CO2 Electroreduction to Multicarbon Products Over Cu2O@Mesoporous SiO2 Confined Catalyst: Relevance of the Shell Thickness

Abstract Despite the advantage of high carbon utilization, CO 2 electroreduction (CO 2 ER) in acid is challenged by the competitive hydrogen evolution reaction (HER). Designing confined catalysts is a promising strategy to suppress HER and boost CO 2 ER, yet the relationship between the confined structure and catalytic performance remains unclear, limiting rational design. Herein, using Cu 2 O@mesoporous SiO 2 core‐shell catalysts as a well‐defined platform, a volcano‐shaped relationship is found between the thickness of mesoporous SiO 2 layer and productivity of multicarbon (C 2+ ) products in CO 2 electroreduction.

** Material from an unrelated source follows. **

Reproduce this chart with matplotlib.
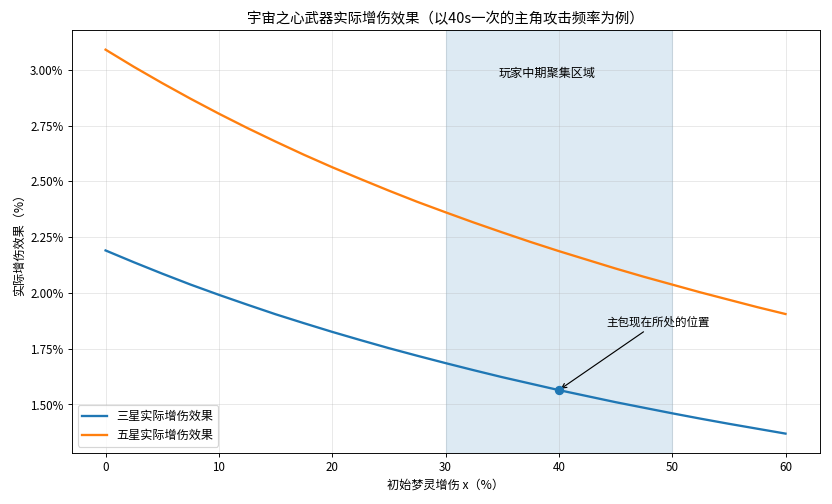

The optimal shell thickness of 15 nm is identified, with in situ spectroscopies and theoretical simulations attributing this to the trade‐off between the local alkalinity and CO 2 concentration, arising from the nanoconfinement effect. At this optimal thickness, the Cu 2 O@ mesoporous SiO 2 catalyst achieves a C 2+ Faradaic efficiency of 83.1% ± 2.5% and partial current density of 687.8 mA cm −2 in acidic electrolytes, exceeding most reported catalysts. This work provides valuable insights for the rational design of confined catalysts for electrocatalysis.